Une fois le sondage de la tourbière réalisé, les scientifiques ont procédé à des analyses géochimiques sur cet enregistrement climatique afin d’y déterminer la présence d’éléments en trace dont le Néodyme. Cet élément chimique du groupe des terres rares, entre dans la composition des poussières atmosphériques provenant de l’érosion éolienne. L’équipe a constaté que les dépôts de poussières étaient plus importants lors de deux périodes froides bien connues des climatologues : l’Antarctic Cold Reversal (14100 – 12800 ans BP) d’une part, et le Dryas récent (12900 – 11700 ans BP) d’autre part. A partir des isotopes du Néodyme, les géochimistes ont également pu démontrer que ces poussières provenaient du canal Beagle, une vallée glaciaire localisée au sud de la tourbière étudiée.

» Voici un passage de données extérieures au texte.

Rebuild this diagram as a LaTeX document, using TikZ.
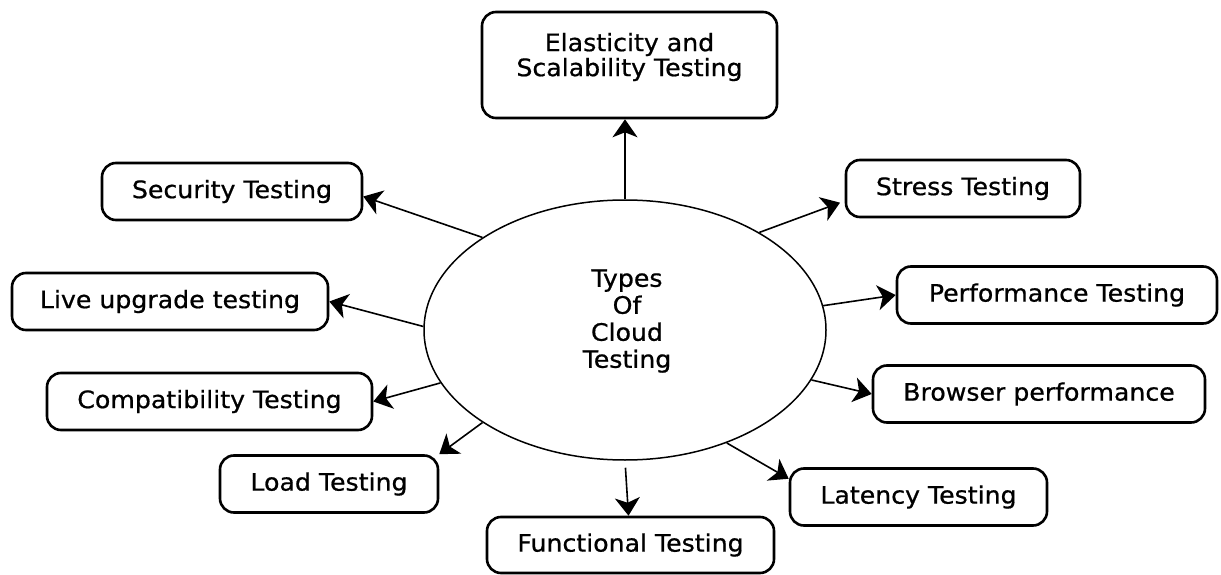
\documentclass[tikz,border=0pt]{standalone}
\usepackage{fontspec}
\newfontfamily\diagfont[FakeStretch=1.05, FakeBold=0.7]{DejaVu Sans}
\usetikzlibrary{shapes, arrows.meta, positioning, calc}

\begin{document}
\begin{tikzpicture}[
        x=1pt, y=-1pt,
        % styles for the boxes, the centre ellipse and the connectors
        block/.style={
            rectangle,
            draw,
            line width=2.6pt,
            rounded corners=14pt,
            minimum height=57pt,
            inner sep=0pt,
            align=center,
            font=\diagfont\fontsize{24}{27}\selectfont
        },
        hub/.style={
            ellipse,
            draw,
            line width=1.5pt,
            minimum width=402pt,
            minimum height=260pt
        },
        arrow/.style={
            -{Stealth[length=18pt, width=25pt, inset=5pt]},
            line width=1.6pt
        },
        label_text/.style={
            align=center,
            inner sep=0pt,
            font=\diagfont\fontsize{24}{27}\selectfont
        }
    ]

    \path[use as bounding box, fill=white] (0,0) rectangle (1221,575);

    % --- centre ---
    \node[hub] (hub) at (625,330) {};
    \node[label_text] (hubTxt) at (627,321) {Types\\Of\\Cloud\\Testing};

    % --- boxes round the centre ---
    \node[block, minimum width=295pt, minimum height=106pt] (elast) at (629.5,65) {};
    \node[label_text, font=\diagfont\fontsize{24}{25}\selectfont, below=22pt of elast.north] (elastTxt) {Elasticity and\\Scalability Testing};

    \node[block, minimum width=260pt] (secur) at (232,191.5) {Security Testing};
    \node[block, minimum width=316pt] (live) at (170,301.5) {Live upgrade testing};
    \node[block, minimum width=325pt] (compat) at (209.5,401.5) {Compatibility Testing};
    \node[block, minimum width=218pt] (load) at (329,484) {Load Testing};
    \node[block, minimum width=287pt, minimum height=56pt] (func) at (630.5,545) {Functional Testing};
    \node[block, minimum width=257pt] (laten) at (918.5,497) {Latency Testing};
    \node[block, minimum width=332pt] (brows) at (1039,394) {Browser performance};
    \node[block, minimum width=320pt] (perf) at (1057,295) {Performance Testing};
    \node[block, minimum width=234pt] (stress) at (963,188.5) {Stress Testing};

    % --- connectors ---
    \draw[arrow] (hub.north) -- (hub.north |- elast.south);
    \draw[arrow] (hub.147) -- ([yshift=-5pt]secur.east);
    \draw[arrow] (hub.179) -- (live.east);
    \draw[arrow] (hub.196) -- (compat.east);
    \draw[arrow] (hub.213) -- (load.north east);
    \draw[arrow, shorten <=7pt] (hub.south) -- ([xshift=-2pt]func.north);
    \draw[arrow] (hub.-48) -- (laten.172);
    \draw[arrow] (hub.-15) -- (brows.west);
    \draw[arrow] (hub.7) -- (perf.west);
    \draw[arrow, shorten >=5pt] (hub.36) -- (stress.186);

\end{tikzpicture}
\end{document}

« L’augmentation des dépôts de poussières durant ces deux périodes froides survenues vers la fin de la dernière grande glaciation est liée à l’intensification des vents d’ouest qui les a accompagnées. En accentuant l’érosion de la Patagonie, ceux-ci ont donc permis d’injecter de grandes quantités de poussières dans l’atmosphère terrestre », souligne Heleen Vanneste. En accord avec les conclusions d’études similaires menées sur les sédiments marins, ces travaux confirment que la circulation atmosphérique joue un rôle clé dans le climat global. Les données collectées devraient en outre contribuer à améliorer la modélisation de la dynamique des poussières atmosphériques dans l’hémisphère sud afin de mieux prévoir les conséquences du changement climatique actuel.

  1. L’expression « avant le présent » (Before Present ou BP en anglais) est employée en géologie pour désigner les âges exprimés en nombre d’années comptées vers le passé à partir de l’année 1950.